“
Sayın okurlarım son günlerde bir özür dileme furyasıdır gidiyor. Bunun yanında Gazi Mustafa Kemal Paşa Hazretlerine dil uzatmaya kadar giden bir saldırı var. Bütün bu kinin bir sebebi olması lazım. Durun ben size açıklıyım, birde buradan bakalım olaylara.
Küresel güçler devreye girdi bir devlet dönüşümü söz konusu. Bu sebepten dolayı başta yüce önderimizi ve kurucu ilkeleri olmak üzere her şeyin kötü bir şekilde gösterilmesi gerekiyor. İşte Tunceli harekâtı. Isıtılıp ısıtılıp huzurlarımıza getiriliyor.
İsmini buraya yazmaktan esef duyduğum bazı köşe yazarları ise bu başkaldırı zamanında 50 bin insanın öldüğünü söylüyorlar. Bazıları ise o dönemde kimyasal silahlar kullanıldığını büyük bir küstahlıkla köşelerine taşıyorlar.
Sayın okurlarım şunu belirteyim, yalanda bir psikolojik savaş çeşididir. Her yalana inanan birileri mutlaka vardır. Şimdi sizlere soruyorum, bu harekât durduk yere mi başlamıştır. Niçin bu harekât Elazığ’da olmadı? Bingöl veya Van’da olmadı da Tunceli’de olmuştur. Bunu da söyleyin.
Çünkü oraya ilk defa yol gitmiştir. Karakol yapılmıştır. Buda aşiret ağalarının işine gelmemiştir. Devlet bu isyana dur demeyecekte ne yapacaktır.
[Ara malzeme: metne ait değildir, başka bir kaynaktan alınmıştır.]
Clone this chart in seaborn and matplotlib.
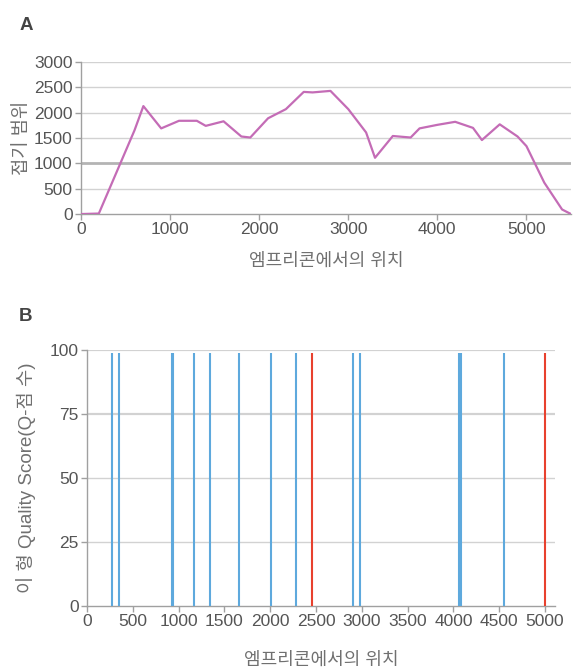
import matplotlib
matplotlib.use("Agg")
import matplotlib.pyplot as plt
import seaborn as sns
import pandas as pd

# ---- Data: panel A (coverage along amplicon) ----
cov_pos = [0, 200, 600, 700, 900, 1100, 1300, 1400, 1600, 1800, 1900, 2100, 2300,
           2500, 2600, 2800, 3000, 3200, 3300, 3500, 3700, 3800, 4000, 4200, 4400,
           4500, 4700, 4900, 5000, 5200, 5400, 5500]
cov_val = [0, 10, 1650, 2130, 1690, 1840, 1840, 1740, 1830, 1530, 1510, 1890, 2070,
           2410, 2400, 2430, 2070, 1610, 1110, 1540, 1510, 1690, 1760, 1820, 1700,
           1460, 1770, 1530, 1340, 620, 90, 0]

# ---- Data: panel B (variant positions with quality) ----
var_pos = [276, 349, 925, 940, 1168, 1340, 1659, 2005, 2280, 2460, 2904, 2977,
           4058, 4068, 4078, 4552, 5000]
var_q = [99] * len(var_pos)
var_type = ["pass", "pass", "pass", "pass", "pass", "pass", "pass", "pass", "pass",
            "low", "pass", "pass", "pass", "pass", "pass", "pass", "low"]

xlabel = "엠프리콘에서의 위치"
ylabel_a = "접기 범위"
ylabel_b = "이 형 Quality Score(Q-점 수)"
a_yticks = [0, 500, 1000, 1500, 2000, 2500, 3000]
a_xticks = [0, 1000, 2000, 3000, 4000, 5000]
b_yticks = [0, 25, 50, 75, 100]
b_xticks = list(range(0, 5001, 500))

sns.set_theme(style="white")
plt.rcParams["font.family"] = ["Liberation Sans", "Noto Sans CJK KR", "DejaVu Sans"]

TXT = "#555555"
LBL = "#707070"
GRID = "#d2d2d2"
SPINE = "#a0a0a0"

fig = plt.figure(figsize=(5.77, 6.71), dpi=100)
axA = fig.add_axes([0.1404, 0.681, 0.8492, 0.2266])
axB = fig.add_axes([0.1508, 0.0969, 0.8112, 0.3815])

def style(ax):
    for s in ["top", "right"]:
        ax.spines[s].set_visible(False)
    for s in ["left", "bottom"]:
        ax.spines[s].set_color(SPINE)
        ax.spines[s].set_linewidth(1.0)
    ax.tick_params(axis="both", colors=SPINE, labelcolor=TXT, labelsize=12.5,
                   length=4, width=1, pad=2, direction="out", left=True, bottom=True)
    ax.grid(False)

# Panel A
dfA = pd.DataFrame({"pos": cov_pos, "cov": cov_val})
for v in a_yticks[1:]:
    if v == 1000:
        axA.axhline(v, color="#b4b4b4", lw=2.0, zorder=1)
    else:
        axA.axhline(v, color=GRID, lw=1.0, zorder=1)
sns.lineplot(data=dfA, x="pos", y="cov", ax=axA, color="#c46cb6", lw=1.6, zorder=3)
axA.set_xlim(0, 5500)
axA.set_ylim(0, 3000)
axA.set_xticks(a_xticks)
axA.set_yticks(a_yticks)
style(axA)
axA.set_xlabel(xlabel, color=LBL, fontsize=13, labelpad=11)
axA.set_ylabel(ylabel_a, color=LBL, fontsize=13.5, labelpad=2)

# Panel B
dfB = pd.DataFrame({"pos": var_pos, "q": var_q, "type": var_type})
for v in b_yticks[1:]:
    lw = 1.6 if v in (75, 100) else 1.0
    axB.axhline(v, color=GRID, lw=lw, zorder=1)
palette = {"pass": "#5ea9dd", "low": "#e8412e"}
for t, sub in dfB.groupby("type"):
    axB.vlines(sub["pos"], 0, sub["q"], color=palette[t], lw=1.5, zorder=3)
axB.set_xlim(0, 5110)
axB.set_ylim(0, 100)
axB.set_xticks(b_xticks)
axB.set_yticks(b_yticks)
style(axB)
axB.set_xlabel(xlabel, color=LBL, fontsize=13, labelpad=16)
axB.set_ylabel(ylabel_b, color=LBL, fontsize=13.5, labelpad=10)

fig.text(0.033, 0.962, "A", fontsize=13.5, fontweight="bold", color="#444444", va="center")
fig.text(0.033, 0.528, "B", fontsize=13.5, fontweight="bold", color="#444444", va="center")

fig.savefig("out.png", dpi=100)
Olacak şey mi?
Bu olaylar için özür dilenmiştir. Ben müneccim değilim ama yarın öbür gün şıh sait içinde özür dilenirse hiç şaşmam. Yarın Menemen’de ki olayları yapanlardan, öbür gün Yozgat’ta ki olayı gerçekleştirenlerden özür dilenebilir!
Aslında Mısır seferi sırasında bölgedeki olaylardan ‘Yavuz Sultan Selim’den dolayı özür dilersek toplu özür yapmış oluruz. Böylece Kuyucu Murat Paşa belki aklanmış olur!
Sayın okurlarım bu ülkeye bir nebze sadakat duygusu taşıyan her vatandaşımız yüksek bir sorumluluk duygusu içinde hareket etmeli ve uyanık olmalıdır. Gözlerimizi lütfen açalım.
Bir sonraki hafta görüşmek dileğiyle.